The authors evaluated several CNN architectures for the solubility classifier, including VGG, ResNet18, InceptionV3, and DenseNet. Both fine-tuning and feature extraction strategies were employed. The results indicated that fine-tuning pre-trained models on ImageNet generally outperformed feature extraction. ResNet18 achieved the best performance, with a test accuracy of 99.04% and a cross-entropy loss of 0.0264.

Further analysis of misclassifications revealed that reflections on the vial walls and the small proportion of solution in the early stages of the experiment were the primary sources of error (Figure 3).

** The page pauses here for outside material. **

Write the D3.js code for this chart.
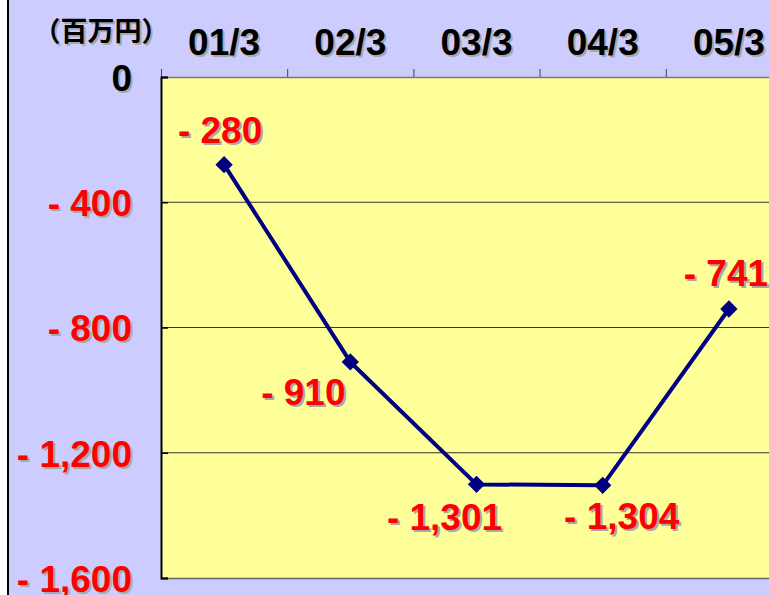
<!DOCTYPE html>
<html>
<head>
<meta charset="utf-8">
<script src="https://cdn.jsdelivr.net/npm/d3@7/dist/d3.min.js"></script>
<style>
  body { margin: 0; background: #fff; }
  svg { display: block; font-family: "Liberation Sans", Arial, sans-serif; font-weight: bold; }
</style>
</head>
<body>
<div id="chart"></div>
<script>
// fiscal year ends
const periods = ["01/3", "02/3", "03/3", "04/3", "05/3"];
// 百万円
const values = [-280, -910, -1301, -1304, -741];
const yTicks = [0, -400, -800, -1200, -1600];
const unitLabel = "（百万円）";

const width = 769, height = 595;
const plot = { left: 161, top: 77, right: 792, bottom: 578 };
const fontSize = 37;

const svg = d3.select("#chart").append("svg")
    .attr("width", width).attr("height", height);

// backgrounds
svg.append("rect").attr("width", width).attr("height", height).attr("fill", "#fff");
svg.append("rect").attr("x", 9).attr("width", width - 9).attr("height", height).attr("fill", "#ccccff");
svg.append("rect").attr("x", 7).attr("width", 2).attr("height", height).attr("fill", "#000");
svg.append("rect")
    .attr("x", plot.left).attr("y", plot.top)
    .attr("width", plot.right - plot.left).attr("height", plot.bottom - plot.top)
    .attr("fill", "#ffff99");

const x = d3.scaleBand().domain(periods).range([plot.left, plot.right]).padding(0);
const y = d3.scaleLinear().domain([-1600, 0]).range([plot.bottom, plot.top]);

// gridlines
svg.append("g").selectAll("line").data(yTicks.filter(d => d !== 0 && d !== -1600)).join("line")
    .attr("x1", plot.left).attr("x2", plot.right)
    .attr("y1", d => y(d)).attr("y2", d => y(d))
    .attr("stroke", "#333").attr("stroke-width", 1);

// bottom edge
svg.append("line").attr("x1", plot.left).attr("x2", plot.right)
    .attr("y1", plot.bottom + 0.5).attr("y2", plot.bottom + 0.5)
    .attr("stroke", "#666").attr("stroke-width", 1.5);

function shadowText(sel) {
    // draw a grey copy behind each label
    sel.each(function () {
        const clone = this.cloneNode(true);
        this.parentNode.insertBefore(clone, this);
        d3.select(clone).attr("fill", "#a8a8a8")
            .attr("transform", "translate(2,2)");
    });
}

// top axis (categories)
const xAxis = svg.append("g")
    .attr("transform", `translate(0,${plot.top})`)
    .call(d3.axisTop(x).tickSize(0).tickPadding(22));
xAxis.select(".domain").attr("stroke", "#777").attr("stroke-width", 1.5);
xAxis.selectAll("text")
    .attr("font-size", fontSize).attr("font-family", "Liberation Sans, Arial, sans-serif")
    .attr("font-weight", "bold").attr("fill", "#000").attr("dy", 0)
    .call(shadowText);

// tick marks at category boundaries
svg.append("g").selectAll("line").data(periods).join("line")
    .attr("x1", d => x(d) + 0.5).attr("x2", d => x(d) + 0.5)
    .attr("y1", plot.top - 8).attr("y2", plot.top)
    .attr("stroke", "#444").attr("stroke-width", 1);

// left axis
const fmt = d3.format(",");
const yAxis = svg.append("g")
    .attr("transform", `translate(${plot.left},0)`)
    .call(d3.axisLeft(y).tickValues(yTicks).tickSize(-7).tickPadding(29)
        .tickFormat(d => d === 0 ? "0" : "- " + fmt(-d)));
yAxis.select(".domain").attr("stroke", "#000").attr("stroke-width", 2);
yAxis.selectAll(".tick line").attr("stroke", "#000").attr("stroke-width", 1.5);
yAxis.selectAll("text")
    .attr("font-size", fontSize).attr("font-family", "Liberation Sans, Arial, sans-serif")
    .attr("font-weight", "bold")
    .attr("fill", d => d === 0 ? "#000" : "#ff0000")
    .attr("dy", "0.36em")
    .call(shadowText);

// unit label
svg.append("text")
    .attr("x", 101).attr("y", 41)
    .attr("text-anchor", "middle")
    .attr("font-family", "Noto Sans CJK JP, sans-serif")
    .attr("font-size", 27).attr("font-weight", "bold")
    .attr("fill", "#000")
    .text(unitLabel)
    .call(shadowText);

// line
const cx = d => x(d) + x.bandwidth() / 2;
const pts = periods.map((p, i) => ({ p, v: values[i] }));
svg.append("path")
    .datum(pts)
    .attr("fill", "none")
    .attr("stroke", "#000080")
    .attr("stroke-width", 4)
    .attr("stroke-linejoin", "round")
    .attr("d", d3.line().x(d => cx(d.p)).y(d => y(d.v)));

svg.append("g").selectAll("path").data(pts).join("path")
    .attr("d", d3.symbol(d3.symbolSquare, 150))
    .attr("transform", d => `translate(${cx(d.p)},${y(d.v)}) rotate(45)`)
    .attr("fill", "#000080");

// value labels: above or below the marker, nudged sideways
const labelPlace = [
    { dx: -4, dy: -22 },
    { dx: -47, dy: 43 },
    { dx: -32, dy: 46 },
    { dx: 19, dy: 44 },
    { dx: -3, dy: -23 }
];
svg.append("g").selectAll("text").data(pts).join("text")
    .attr("x", (d, i) => cx(d.p) + labelPlace[i].dx)
    .attr("y", (d, i) => y(d.v) + labelPlace[i].dy)
    .attr("text-anchor", "middle")
    .attr("font-size", fontSize)
    .attr("fill", "#ff0000")
    .text(d => "- " + fmt(-d.v))
    .call(shadowText);
</script>
</body>
</html>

Figure 3: An in-depth analysis of the misclassifications across the five different folds for the ResNet18 model, which is finetuned. For each fold, we report the top five worst predictions.

The study suggests that a buffer of images could improve the system's robustness.

Implications and Future Directions

The SOLIS system offers a practical solution for automating solubility screening in materials discovery and pharmaceutical chemistry. Its ability to operate in real-world laboratory conditions without human intervention makes it a valuable tool for increasing efficiency and throughput. The modularity of the method suggests its potential to change visual assessment of samples in pharmaceutical and clean energy applications.

Future research directions include deploying the model on a robot in a closed-loop material discovery workflow and exploring the use of organic solvents. Additional refinements could facilitate a more accurate estimation of solubility.